WHAT THE EXERCISE ASKS
Only the lines between the line holding "Rebuild this chart" and the line holding "0.523, 0.679, 0.799]", both of those included, should be copied exactly; drop the pictures.

EXTRACTED DATA

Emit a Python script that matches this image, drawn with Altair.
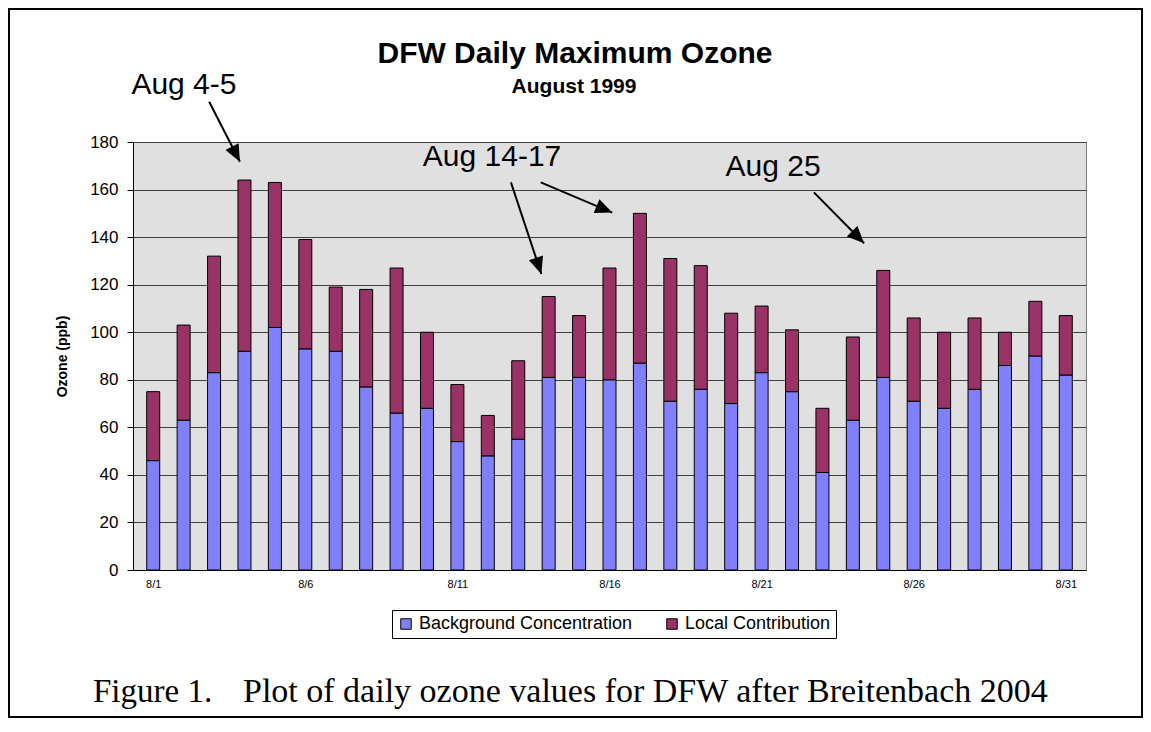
---
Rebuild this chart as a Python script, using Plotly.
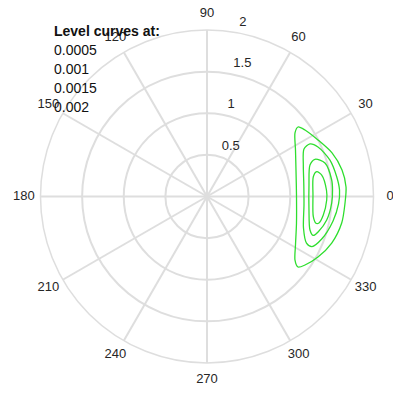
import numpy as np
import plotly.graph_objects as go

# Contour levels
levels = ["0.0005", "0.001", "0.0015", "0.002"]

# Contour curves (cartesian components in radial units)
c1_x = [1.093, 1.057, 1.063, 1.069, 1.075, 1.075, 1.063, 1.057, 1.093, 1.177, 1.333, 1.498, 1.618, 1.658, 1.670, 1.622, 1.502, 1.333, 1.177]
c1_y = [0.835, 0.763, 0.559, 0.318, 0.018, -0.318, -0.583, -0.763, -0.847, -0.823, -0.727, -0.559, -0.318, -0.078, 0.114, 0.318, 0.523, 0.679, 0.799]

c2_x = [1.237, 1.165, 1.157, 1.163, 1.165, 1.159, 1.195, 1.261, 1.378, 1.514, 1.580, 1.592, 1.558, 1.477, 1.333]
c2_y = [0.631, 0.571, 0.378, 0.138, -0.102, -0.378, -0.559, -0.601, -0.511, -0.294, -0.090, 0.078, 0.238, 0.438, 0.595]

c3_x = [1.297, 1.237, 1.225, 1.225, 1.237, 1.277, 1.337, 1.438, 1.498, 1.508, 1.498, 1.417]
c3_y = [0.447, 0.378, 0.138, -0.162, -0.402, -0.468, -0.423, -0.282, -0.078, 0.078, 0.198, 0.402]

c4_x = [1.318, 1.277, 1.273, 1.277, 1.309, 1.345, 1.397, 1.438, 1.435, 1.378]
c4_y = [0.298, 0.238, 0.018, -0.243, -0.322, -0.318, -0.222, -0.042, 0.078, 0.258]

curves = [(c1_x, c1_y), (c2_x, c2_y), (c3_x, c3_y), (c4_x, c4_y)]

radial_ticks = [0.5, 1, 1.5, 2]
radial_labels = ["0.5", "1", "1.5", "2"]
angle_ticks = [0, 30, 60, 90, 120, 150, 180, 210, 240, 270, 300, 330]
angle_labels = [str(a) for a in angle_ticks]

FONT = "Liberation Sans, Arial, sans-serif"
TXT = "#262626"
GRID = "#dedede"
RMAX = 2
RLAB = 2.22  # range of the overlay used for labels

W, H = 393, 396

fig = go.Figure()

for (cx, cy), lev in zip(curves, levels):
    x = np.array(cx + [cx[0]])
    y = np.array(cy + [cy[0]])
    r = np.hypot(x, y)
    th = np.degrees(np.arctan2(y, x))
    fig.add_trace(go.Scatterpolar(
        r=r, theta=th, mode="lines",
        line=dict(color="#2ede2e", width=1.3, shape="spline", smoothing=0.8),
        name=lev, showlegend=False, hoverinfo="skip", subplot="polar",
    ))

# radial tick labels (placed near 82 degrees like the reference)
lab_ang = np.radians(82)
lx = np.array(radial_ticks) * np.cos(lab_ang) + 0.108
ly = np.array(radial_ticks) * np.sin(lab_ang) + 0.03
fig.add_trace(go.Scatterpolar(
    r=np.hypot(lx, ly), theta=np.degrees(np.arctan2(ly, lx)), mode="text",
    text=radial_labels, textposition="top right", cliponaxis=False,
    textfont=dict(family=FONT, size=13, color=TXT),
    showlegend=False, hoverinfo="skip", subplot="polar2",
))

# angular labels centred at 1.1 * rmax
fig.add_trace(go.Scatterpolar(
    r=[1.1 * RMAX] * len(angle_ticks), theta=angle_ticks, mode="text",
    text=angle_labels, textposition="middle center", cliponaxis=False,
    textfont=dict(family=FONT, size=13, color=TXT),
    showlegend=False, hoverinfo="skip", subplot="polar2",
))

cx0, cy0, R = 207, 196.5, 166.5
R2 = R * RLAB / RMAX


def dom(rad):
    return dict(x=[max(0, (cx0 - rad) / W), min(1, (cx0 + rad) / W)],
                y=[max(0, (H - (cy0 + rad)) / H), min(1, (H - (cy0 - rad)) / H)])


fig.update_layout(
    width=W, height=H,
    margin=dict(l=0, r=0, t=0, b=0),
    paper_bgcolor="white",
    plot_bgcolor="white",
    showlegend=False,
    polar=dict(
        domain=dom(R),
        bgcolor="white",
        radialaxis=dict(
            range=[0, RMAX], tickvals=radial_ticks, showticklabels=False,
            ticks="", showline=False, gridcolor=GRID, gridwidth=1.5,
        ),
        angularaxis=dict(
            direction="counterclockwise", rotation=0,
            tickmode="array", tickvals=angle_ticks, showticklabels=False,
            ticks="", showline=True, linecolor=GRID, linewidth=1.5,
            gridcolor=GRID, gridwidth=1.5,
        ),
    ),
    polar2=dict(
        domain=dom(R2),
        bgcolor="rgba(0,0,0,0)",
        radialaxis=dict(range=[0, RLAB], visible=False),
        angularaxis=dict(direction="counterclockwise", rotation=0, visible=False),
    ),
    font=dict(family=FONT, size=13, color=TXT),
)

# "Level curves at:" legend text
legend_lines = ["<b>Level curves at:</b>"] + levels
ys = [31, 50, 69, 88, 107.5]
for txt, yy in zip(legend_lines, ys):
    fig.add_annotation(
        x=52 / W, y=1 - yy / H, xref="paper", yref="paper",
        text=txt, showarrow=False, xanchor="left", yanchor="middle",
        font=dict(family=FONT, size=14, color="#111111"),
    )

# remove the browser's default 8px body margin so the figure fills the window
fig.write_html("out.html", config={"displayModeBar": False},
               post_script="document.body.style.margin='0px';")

PROBLEM SOLUTION
Rebuild this chart as a Python script, using Plotly.
import numpy as np
import plotly.graph_objects as go

# Contour levels
levels = ["0.0005", "0.001", "0.0015", "0.002"]

# Contour curves (cartesian components in radial units)
c1_x = [1.093, 1.057, 1.063, 1.069, 1.075, 1.075, 1.063, 1.057, 1.093, 1.177, 1.333, 1.498, 1.618, 1.658, 1.670, 1.622, 1.502, 1.333, 1.177]
c1_y = [0.835, 0.763, 0.559, 0.318, 0.018, -0.318, -0.583, -0.763, -0.847, -0.823, -0.727, -0.559, -0.318, -0.078, 0.114, 0.318, 0.523, 0.679, 0.799]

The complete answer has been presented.